The producer asks them if they are trying for another child and, of course, they confirm that they are. They always are.

“We are excited. I’ve taken like a ton of pregnancy tests, but I’m not pregnant,” Jill says.

After that, Jana starts telling us how she bought an old tattoo parlor. She says they’re going to renovate it and do something else with the space. Not gonna lie…we were really hoping to see Jana open a Duggar-themed tattoo shop, complete with denim-skirt-colored ink!

"I'm a girl. I don't need to go to college. Duh."
“I’m a girl. I don’t need to go to college. Duh.”

Joy tells us that she just graduated high school, but she’s not going to college. Of course not. Rest assured, though, that she is taking online Bible classes. Of course she is.

Jeremy assures us that he and Jinger will get started on that baby-making as soon as they get married.

Wedding bells, babies and Bibles…that about covers things in Duggar Land for now.

To read our recaps of previous ‘Counting On’ episodes, click here!

(Photo: TLC)

24 Responses


  1. Did anyone else see Ben accidentally smack Jessa in the face at the end of the episode? Just as they were standing up to leave? Pretty stinking funny. 🙂


  2. Lol. Your articles are great. I usually don’t enjoy reading recaps of episodes I’ve already watched but yours make me pee myself. 🙂


  3. The Ashley!!! You are the best. LOVE your recaps. I dont even watch half the shows you re-cap, and I still think you are the best out there! Keep it up.


  4. I really don’t understand why people are so bothered by the Duggars. In fact I think this is so rude to make fun of people who are just trying to live a life according to the Bible. If this was a Muslim family they would be so protected and respected because of their faith even if it isn’t yours. But people who try to live a very conservative Christian life for some reason offends people. You find them refreshing! They have love for each other. I just don’t understand why you mock them unrelentingly. They are productive hard working people. As for Jill and her husband serving as missionaries, they never said anything like “heathen Catholics”!! They are serving where they have been given opportunity. They are there to share the good news of Jesus because they want people to know Him and what He has done for them. You don’t have to agree with the Duggars but wow, give them a break! Some people really do like them. Like me!!?

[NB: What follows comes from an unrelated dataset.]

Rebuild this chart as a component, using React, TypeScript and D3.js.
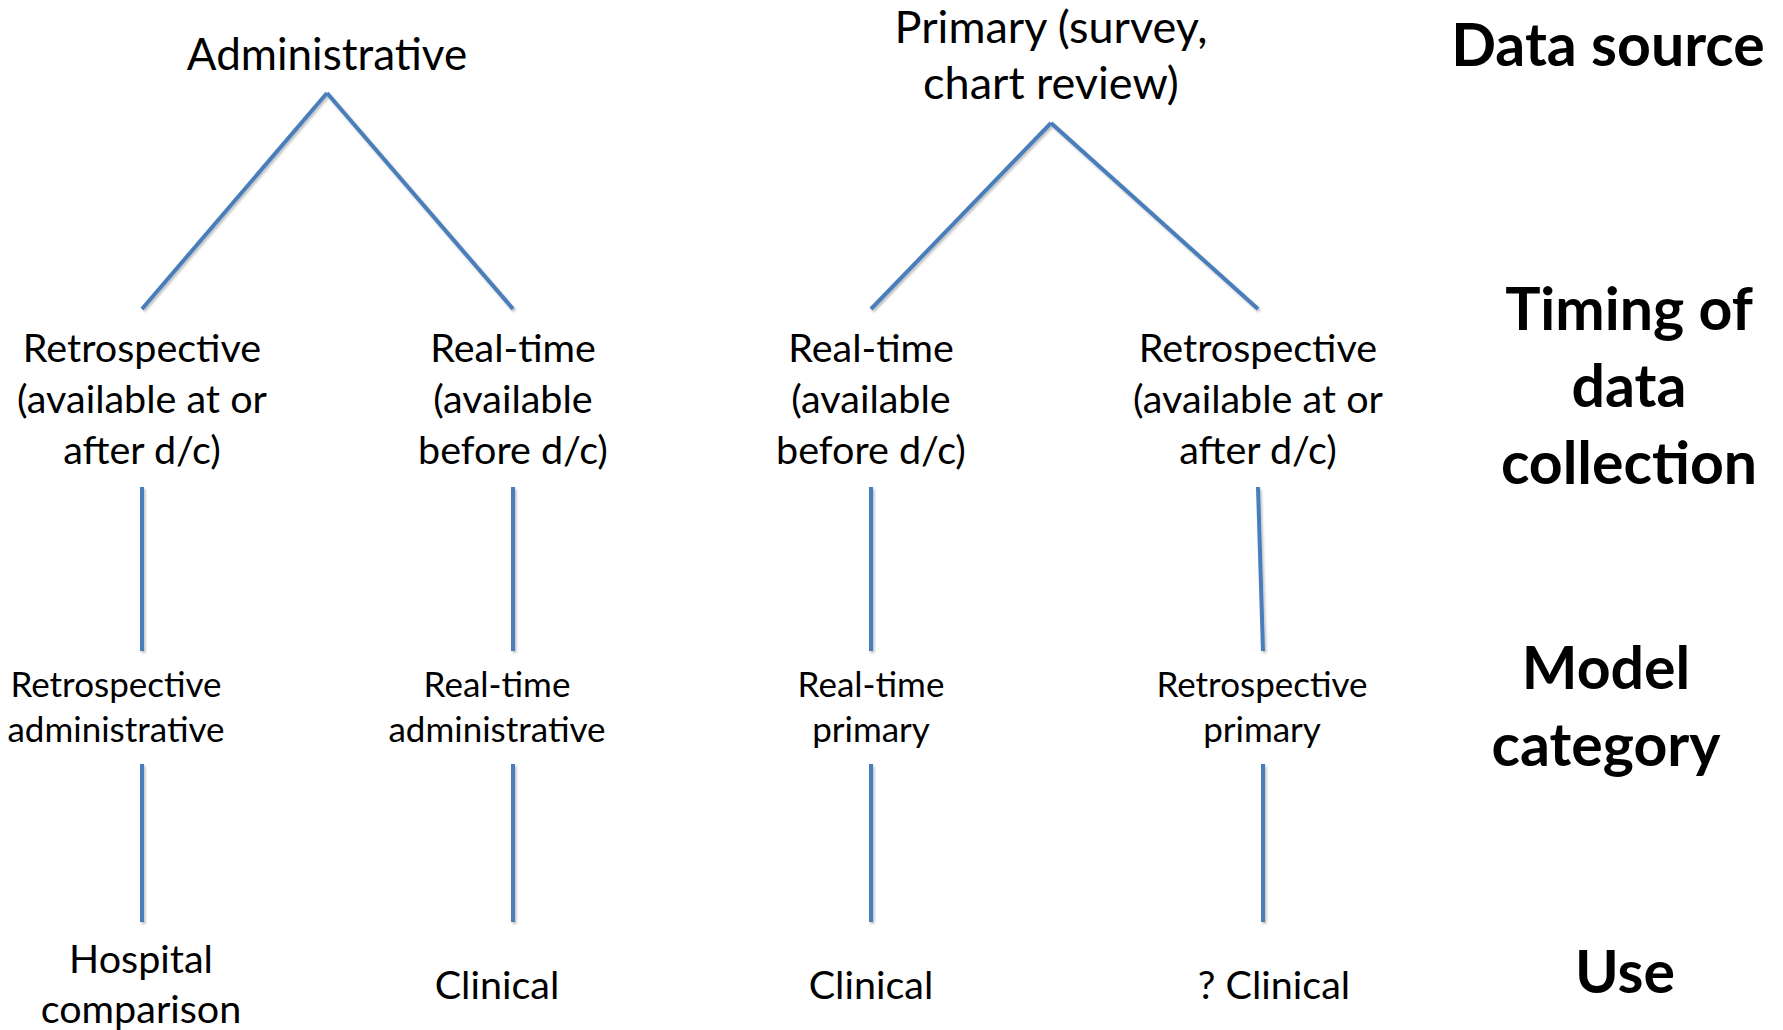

    1. Haha, this was hilarious! Are you kidding? People in this country are in spades suffering from Islamaphobia! Your comparison about a Muslim family versus a Christian family is categorically untrue. Christians have more rights than any other faith in this country due to the overwhelming number of elected officials who are Christians. The Duggars get so much criticism because the women in their family don’t have any rights or freedom, they protected a pedophile, and have had a lot of examples of hypocrisy in general. And, maybe Jill and Derrick didn’t verbatim say “heathen Catholics” as The Ashley quotes, but if you’re trying to convert people to your religion the underlining belief is that other religions are false and therefore you must save them from their “heathen” ways. The Ashley is using an astute observation via reading between the lines to convey their true thoughts bubbles in a humorous way. In regards to your last statements, there’s agreeing to disagree with someone’s lifestyle and then there’s poking fun at hypocrisies and blatant propaganda that you don’t stand for. This is also largely a comedy site that equally pokes fun at unwed teenage mothers, people who are way too old for the dramatics they display on The Challenge, and a slew of other specimens of human beings marrying for the wrong reasons and acting like teenagers in their 40s. The Ashley does not single out the Duggars or Christians, so either don’t read this site or learn to have fun with it. Or, to quote one of your final sentences in your comment, “you don’t have to agree” with The Ashley but “give” her “a break!” 😉


    2. For me, I don’t like or hate he Duggars. I don’t watch this new series; I just read the recaps. I used to watch 19 kids and counting. In my humble opinion, I view the Duggars as extremists in their form of religion. I believe people can be a certain religion or atheist but even from there take it to different levels. I for example, am Catholic, go to church on Sunday but take birth control. I think if you tear back some of the “extreme” of the Duggars, there could actually be a good basic message there. Like faith for example, I like their strong faith however I find it a little extreme when it becomes the reason for every choice you make or don’t make. I don’t happen to believe Anna is in a good marriage with Josh (based on the filtered info we as viewers get) but their faith tells her to stay. I also don’t mind the girls being wives and mothers because women should be able to do that if that’s their choice. What I wonder is if the Duggar girls get to see all of their options before being put on a life path. Again from what we know on TV it doesn’t seem that they do. That’s where I don’t agree with the Duggars. But I don’t know their lives really and people have different definitions of what productive member of society means. I don’t raise my kid the same as they do nor do I live my life as they do. As for the # of offspring they have, it wouldn’t be my choice but if they aren’t needing welfare and can properly care for the kids it’s fine. However I do question whether this is the case.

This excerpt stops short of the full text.